» Problem statement: Restate all the material verbatim, except for the pictures.

» Plotting code records:
══════════

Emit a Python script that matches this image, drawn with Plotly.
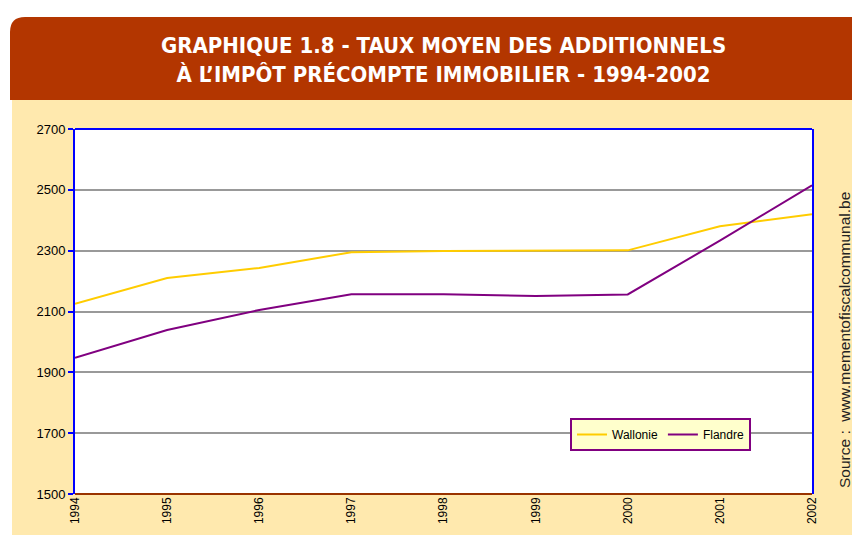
import plotly.graph_objects as go

years = ["1994", "1995", "1996", "1997", "1998", "1999", "2000", "2001", "2002"]
wallonie = [2125, 2210, 2243, 2295, 2299, 2300, 2301, 2380, 2420]
flandre = [1948, 2039, 2105, 2157, 2157, 2151, 2156, 2333, 2515]
y_ticks = [1500, 1700, 1900, 2100, 2300, 2500, 2700]

# page has an 8px body margin: the figure starts at (8, 8) in the window
OFF = 8
W, H = 860 - OFF, 535 - OFF
L, R, T, B = 75 - OFF, 812 - OFF, 129 - OFF, 494 - OFF

def px(x):
    return (x - OFF - L) / (R - L)

def py(y):
    return (B - (y - OFF)) / (B - T)

fig = go.Figure()
fig.add_trace(go.Scatter(x=years, y=wallonie, mode="lines", name="Wallonie",
                         line=dict(color="#FFCC00", width=2)))
fig.add_trace(go.Scatter(x=years, y=flandre, mode="lines", name="Flandre",
                         line=dict(color="#800080", width=2)))

shapes = [
    # beige page area
    dict(type="rect", xref="paper", yref="paper", x0=px(12), x1=px(870), y0=py(545), y1=py(100),
         fillcolor="#FFE9AE", line=dict(width=0), layer="below"),
    # white plot area
    dict(type="rect", xref="paper", yref="paper", x0=0, x1=1, y0=0, y1=1,
         fillcolor="white", line=dict(width=0), layer="below"),
    # title band with rounded top-left corner
    dict(type="path", xref="paper", yref="paper",
         path=f"M {px(10)},{py(100)} L {px(10)},{py(32)} Q {px(10)},{py(17)} {px(25)},{py(17)} "
              f"L {px(870)},{py(17)} L {px(870)},{py(100)} Z",
         fillcolor="#B33600", line=dict(width=0), layer="below"),
    # top border
    dict(type="line", xref="paper", yref="paper", x0=0, x1=1, y0=1, y1=1,
         line=dict(color="#0000FF", width=2)),
    # bottom axis line
    dict(type="line", xref="paper", yref="paper", x0=0, x1=1, y0=0, y1=0,
         line=dict(color="#993300", width=2)),
]

annotations = [
    dict(xref="paper", yref="paper", x=px(443), y=py(60), xanchor="center", yanchor="middle",
         text="<b>GRAPHIQUE 1.8 - TAUX MOYEN DES ADDITIONNELS<br>À L’IMPÔT PRÉCOMPTE IMMOBILIER - 1994-2002</b>",
         showarrow=False, align="center",
         font=dict(family="Liberation Sans Narrow, DejaVu Sans Condensed, Arial Narrow, sans-serif",
                   size=22, color="white")),
    dict(xref="paper", yref="paper", x=px(844), y=py(340), xanchor="center", yanchor="middle",
         text="Source :  www.mementofiscalcommunal.be", textangle=-90, showarrow=False,
         font=dict(family="Liberation Sans, Arial, sans-serif", size=15.5, color="#222222")),
]

fig.update_layout(
    width=W, height=H,
    margin=dict(l=L, r=W - R, t=T, b=H - B, pad=0),
    paper_bgcolor="white",
    plot_bgcolor="white",
    showlegend=True,
    legend=dict(orientation="h", x=px(570), y=py(418), xanchor="left", yanchor="top",
                bgcolor="#FFFFCC", bordercolor="#800080", borderwidth=2,
                font=dict(family="Liberation Sans, Arial, sans-serif", size=12, color="black"),
                itemwidth=30, tracegroupgap=0),
    shapes=shapes,
    annotations=annotations,
    xaxis=dict(type="category", range=[0, len(years) - 1], showgrid=False, zeroline=False,
               showline=False, ticks="", tickangle=-90,
               tickfont=dict(family="Liberation Sans, Arial, sans-serif", size=12, color="black")),
    yaxis=dict(range=[1500, 2700], tickvals=y_ticks, showgrid=True, gridcolor="#999999", gridwidth=1.5,
               zeroline=False, showline=True, linecolor="#0000FF", linewidth=2, mirror=True,
               ticks="outside", ticklen=5, tickcolor="#0000FF", tickwidth=2,
               tickfont=dict(family="Liberation Sans, Arial, sans-serif", size=13, color="black")),
)

fig.write_html("out.html")
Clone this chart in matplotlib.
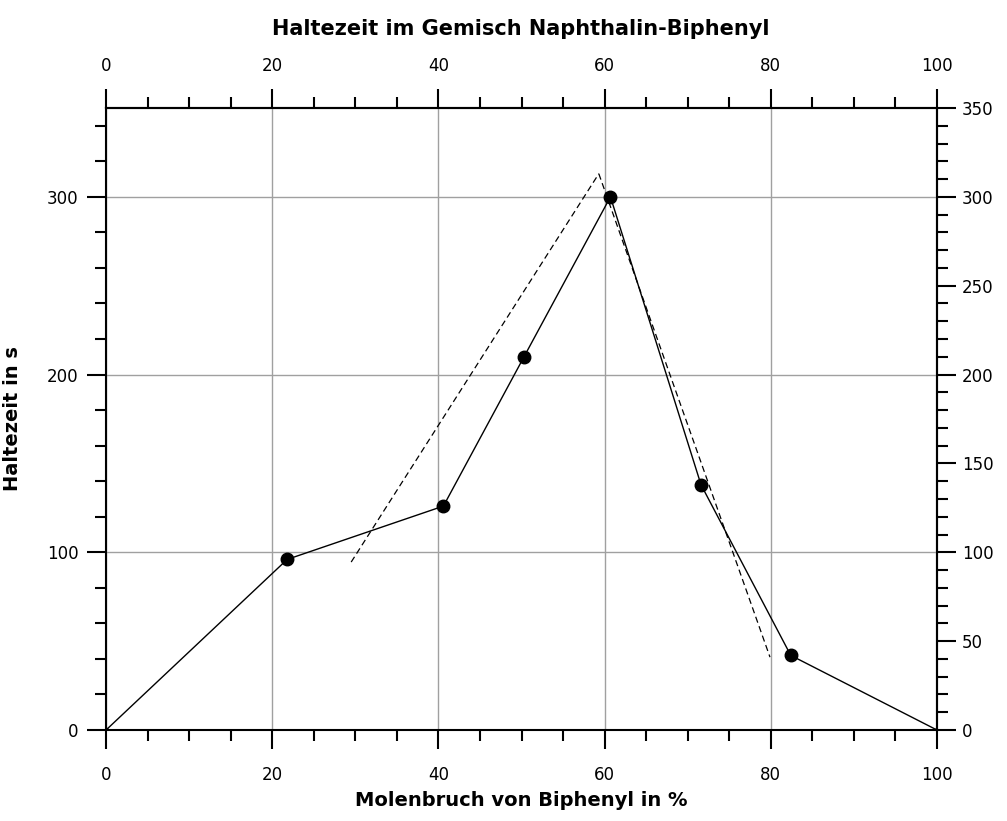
import matplotlib.pyplot as plt
from matplotlib.ticker import MultipleLocator

# measured points (mole fraction biphenyl in %, hold time in s)
x_pts = [0, 21.8, 40.6, 50.3, 60.7, 71.6, 82.4, 100]
y_pts = [0, 96, 126, 210, 300, 138, 42, 0]

# hand drawn construction lines
dash1_x = [29.5, 59.3]
dash1_y = [94.5, 313]
dash2_x = [59.3, 79.9]
dash2_y = [313, 41]

fig = plt.figure(figsize=(10.07, 8.21), dpi=100)
ax = fig.add_axes([0.1053, 0.1108, 0.8252, 0.7577])

ax.plot(x_pts, y_pts, color='black', linewidth=1.0, zorder=3)
ax.plot(x_pts[1:-1], y_pts[1:-1], 'o', color='black', markersize=9, zorder=4)
ax.plot([x_pts[0], x_pts[-1]], [y_pts[0], y_pts[-1]], 'o', color='black', markersize=3, zorder=4)
ax.plot(dash1_x, dash1_y, color='black', linewidth=0.9, linestyle=(0, (5, 3)), zorder=3)
ax.plot(dash2_x, dash2_y, color='black', linewidth=0.9, linestyle=(0, (5, 3)), zorder=3)

ax.set_xlim(0, 100)
ax.set_ylim(0, 350)
ax.xaxis.set_major_locator(MultipleLocator(20))
ax.xaxis.set_minor_locator(MultipleLocator(5))
ax.set_yticks([0, 100, 200, 300])
ax.yaxis.set_minor_locator(MultipleLocator(20))
ax.grid(True, which='major', color='#a0a0a0', linewidth=1.0)
ax.set_axisbelow(True)

for s in ax.spines.values():
    s.set_linewidth(1.5)

ax.tick_params(which='major', direction='out', length=14, width=1.5, labelsize=12, colors='black')
ax.tick_params(axis='x', which='major', pad=12)
ax.tick_params(axis='y', which='major', pad=6)
ax.tick_params(which='minor', direction='out', length=8, width=1.5)

top = ax.secondary_xaxis('top')
top.xaxis.set_major_locator(MultipleLocator(20))
top.xaxis.set_minor_locator(MultipleLocator(5))
top.tick_params(which='major', direction='out', length=14, width=1.5, labelsize=12, pad=10)
top.tick_params(which='minor', direction='out', length=8, width=1.5)
top.spines['top'].set_linewidth(1.5)

right = ax.secondary_yaxis('right')
right.yaxis.set_major_locator(MultipleLocator(50))
right.yaxis.set_minor_locator(MultipleLocator(10))
right.tick_params(which='major', direction='out', length=14, width=1.5, labelsize=12, pad=4)
right.tick_params(which='minor', direction='out', length=8, width=1.5)
right.spines['right'].set_linewidth(1.5)

ax.set_xlabel('Molenbruch von Biphenyl in %', fontsize=14, fontweight='bold')
ax.xaxis.set_label_coords(0.5, -0.098)
ax.set_ylabel('Haltezeit in s', fontsize=14, fontweight='bold')
ax.yaxis.set_label_coords(-0.101, 0.5)
fig.text(0.517, 0.965, 'Haltezeit im Gemisch Naphthalin-Biphenyl', ha='center', va='center',
         fontsize=15, fontweight='bold')

fig.savefig('out.png', dpi=100)
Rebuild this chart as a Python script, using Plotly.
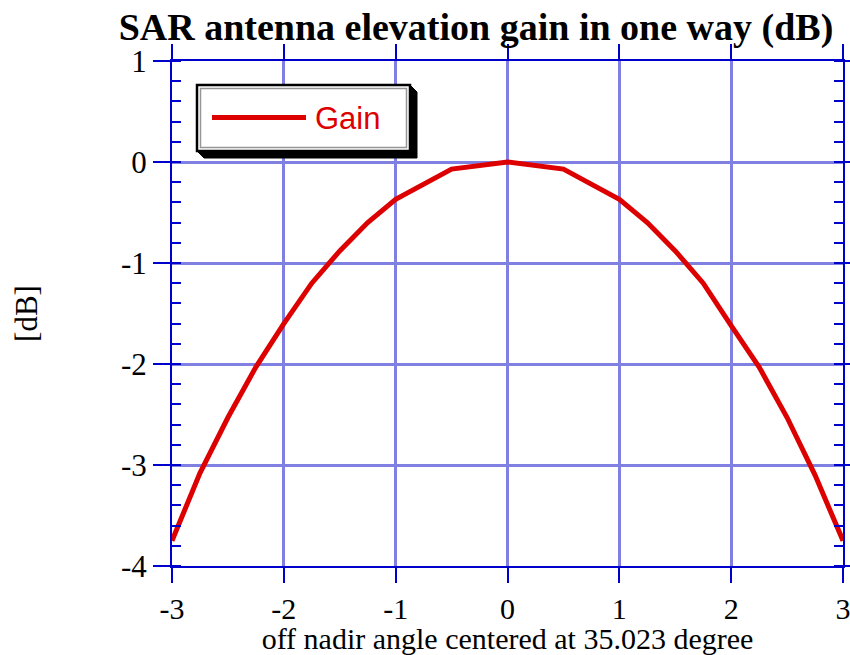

══════════

» Worked solution:
Emit a Python script that matches this image, drawn with Plotly.
import plotly.graph_objects as go

years = ["1994", "1995", "1996", "1997", "1998", "1999", "2000", "2001", "2002"]
wallonie = [2125, 2210, 2243, 2295, 2299, 2300, 2301, 2380, 2420]
flandre = [1948, 2039, 2105, 2157, 2157, 2151, 2156, 2333, 2515]
y_ticks = [1500, 1700, 1900, 2100, 2300, 2500, 2700]

# page has an 8px body margin: the figure starts at (8, 8) in the window
OFF = 8
W, H = 860 - OFF, 535 - OFF
L, R, T, B = 75 - OFF, 812 - OFF, 129 - OFF, 494 - OFF

def px(x):
    return (x - OFF - L) / (R - L)

def py(y):
    return (B - (y - OFF)) / (B - T)

fig = go.Figure()
fig.add_trace(go.Scatter(x=years, y=wallonie, mode="lines", name="Wallonie",
                         line=dict(color="#FFCC00", width=2)))
fig.add_trace(go.Scatter(x=years, y=flandre, mode="lines", name="Flandre",
                         line=dict(color="#800080", width=2)))

shapes = [
    # beige page area
    dict(type="rect", xref="paper", yref="paper", x0=px(12), x1=px(870), y0=py(545), y1=py(100),
         fillcolor="#FFE9AE", line=dict(width=0), layer="below"),
    # white plot area
    dict(type="rect", xref="paper", yref="paper", x0=0, x1=1, y0=0, y1=1,
         fillcolor="white", line=dict(width=0), layer="below"),
    # title band with rounded top-left corner
    dict(type="path", xref="paper", yref="paper",
         path=f"M {px(10)},{py(100)} L {px(10)},{py(32)} Q {px(10)},{py(17)} {px(25)},{py(17)} "
              f"L {px(870)},{py(17)} L {px(870)},{py(100)} Z",
         fillcolor="#B33600", line=dict(width=0), layer="below"),
    # top border
    dict(type="line", xref="paper", yref="paper", x0=0, x1=1, y0=1, y1=1,
         line=dict(color="#0000FF", width=2)),
    # bottom axis line
    dict(type="line", xref="paper", yref="paper", x0=0, x1=1, y0=0, y1=0,
         line=dict(color="#993300", width=2)),
]

annotations = [
    dict(xref="paper", yref="paper", x=px(443), y=py(60), xanchor="center", yanchor="middle",
         text="<b>GRAPHIQUE 1.8 - TAUX MOYEN DES ADDITIONNELS<br>À L’IMPÔT PRÉCOMPTE IMMOBILIER - 1994-2002</b>",
         showarrow=False, align="center",
         font=dict(family="Liberation Sans Narrow, DejaVu Sans Condensed, Arial Narrow, sans-serif",
                   size=22, color="white")),
    dict(xref="paper", yref="paper", x=px(844), y=py(340), xanchor="center", yanchor="middle",
         text="Source :  www.mementofiscalcommunal.be", textangle=-90, showarrow=False,
         font=dict(family="Liberation Sans, Arial, sans-serif", size=15.5, color="#222222")),
]

fig.update_layout(
    width=W, height=H,
    margin=dict(l=L, r=W - R, t=T, b=H - B, pad=0),
    paper_bgcolor="white",
    plot_bgcolor="white",
    showlegend=True,
    legend=dict(orientation="h", x=px(570), y=py(418), xanchor="left", yanchor="top",
                bgcolor="#FFFFCC", bordercolor="#800080", borderwidth=2,
                font=dict(family="Liberation Sans, Arial, sans-serif", size=12, color="black"),
                itemwidth=30, tracegroupgap=0),
    shapes=shapes,
    annotations=annotations,
    xaxis=dict(type="category", range=[0, len(years) - 1], showgrid=False, zeroline=False,
               showline=False, ticks="", tickangle=-90,
               tickfont=dict(family="Liberation Sans, Arial, sans-serif", size=12, color="black")),
    yaxis=dict(range=[1500, 2700], tickvals=y_ticks, showgrid=True, gridcolor="#999999", gridwidth=1.5,
               zeroline=False, showline=True, linecolor="#0000FF", linewidth=2, mirror=True,
               ticks="outside", ticklen=5, tickcolor="#0000FF", tickwidth=2,
               tickfont=dict(family="Liberation Sans, Arial, sans-serif", size=13, color="black")),
)

fig.write_html("out.html")
Clone this chart in matplotlib.
import matplotlib.pyplot as plt
from matplotlib.ticker import MultipleLocator

# measured points (mole fraction biphenyl in %, hold time in s)
x_pts = [0, 21.8, 40.6, 50.3, 60.7, 71.6, 82.4, 100]
y_pts = [0, 96, 126, 210, 300, 138, 42, 0]

# hand drawn construction lines
dash1_x = [29.5, 59.3]
dash1_y = [94.5, 313]
dash2_x = [59.3, 79.9]
dash2_y = [313, 41]

fig = plt.figure(figsize=(10.07, 8.21), dpi=100)
ax = fig.add_axes([0.1053, 0.1108, 0.8252, 0.7577])

ax.plot(x_pts, y_pts, color='black', linewidth=1.0, zorder=3)
ax.plot(x_pts[1:-1], y_pts[1:-1], 'o', color='black', markersize=9, zorder=4)
ax.plot([x_pts[0], x_pts[-1]], [y_pts[0], y_pts[-1]], 'o', color='black', markersize=3, zorder=4)
ax.plot(dash1_x, dash1_y, color='black', linewidth=0.9, linestyle=(0, (5, 3)), zorder=3)
ax.plot(dash2_x, dash2_y, color='black', linewidth=0.9, linestyle=(0, (5, 3)), zorder=3)

ax.set_xlim(0, 100)
ax.set_ylim(0, 350)
ax.xaxis.set_major_locator(MultipleLocator(20))
ax.xaxis.set_minor_locator(MultipleLocator(5))
ax.set_yticks([0, 100, 200, 300])
ax.yaxis.set_minor_locator(MultipleLocator(20))
ax.grid(True, which='major', color='#a0a0a0', linewidth=1.0)
ax.set_axisbelow(True)

for s in ax.spines.values():
    s.set_linewidth(1.5)

ax.tick_params(which='major', direction='out', length=14, width=1.5, labelsize=12, colors='black')
ax.tick_params(axis='x', which='major', pad=12)
ax.tick_params(axis='y', which='major', pad=6)
ax.tick_params(which='minor', direction='out', length=8, width=1.5)

top = ax.secondary_xaxis('top')
top.xaxis.set_major_locator(MultipleLocator(20))
top.xaxis.set_minor_locator(MultipleLocator(5))
top.tick_params(which='major', direction='out', length=14, width=1.5, labelsize=12, pad=10)
top.tick_params(which='minor', direction='out', length=8, width=1.5)
top.spines['top'].set_linewidth(1.5)

right = ax.secondary_yaxis('right')
right.yaxis.set_major_locator(MultipleLocator(50))
right.yaxis.set_minor_locator(MultipleLocator(10))
right.tick_params(which='major', direction='out', length=14, width=1.5, labelsize=12, pad=4)
right.tick_params(which='minor', direction='out', length=8, width=1.5)
right.spines['right'].set_linewidth(1.5)

ax.set_xlabel('Molenbruch von Biphenyl in %', fontsize=14, fontweight='bold')
ax.xaxis.set_label_coords(0.5, -0.098)
ax.set_ylabel('Haltezeit in s', fontsize=14, fontweight='bold')
ax.yaxis.set_label_coords(-0.101, 0.5)
fig.text(0.517, 0.965, 'Haltezeit im Gemisch Naphthalin-Biphenyl', ha='center', va='center',
         fontsize=15, fontweight='bold')

fig.savefig('out.png', dpi=100)
Rebuild this chart as a Python script, using Plotly.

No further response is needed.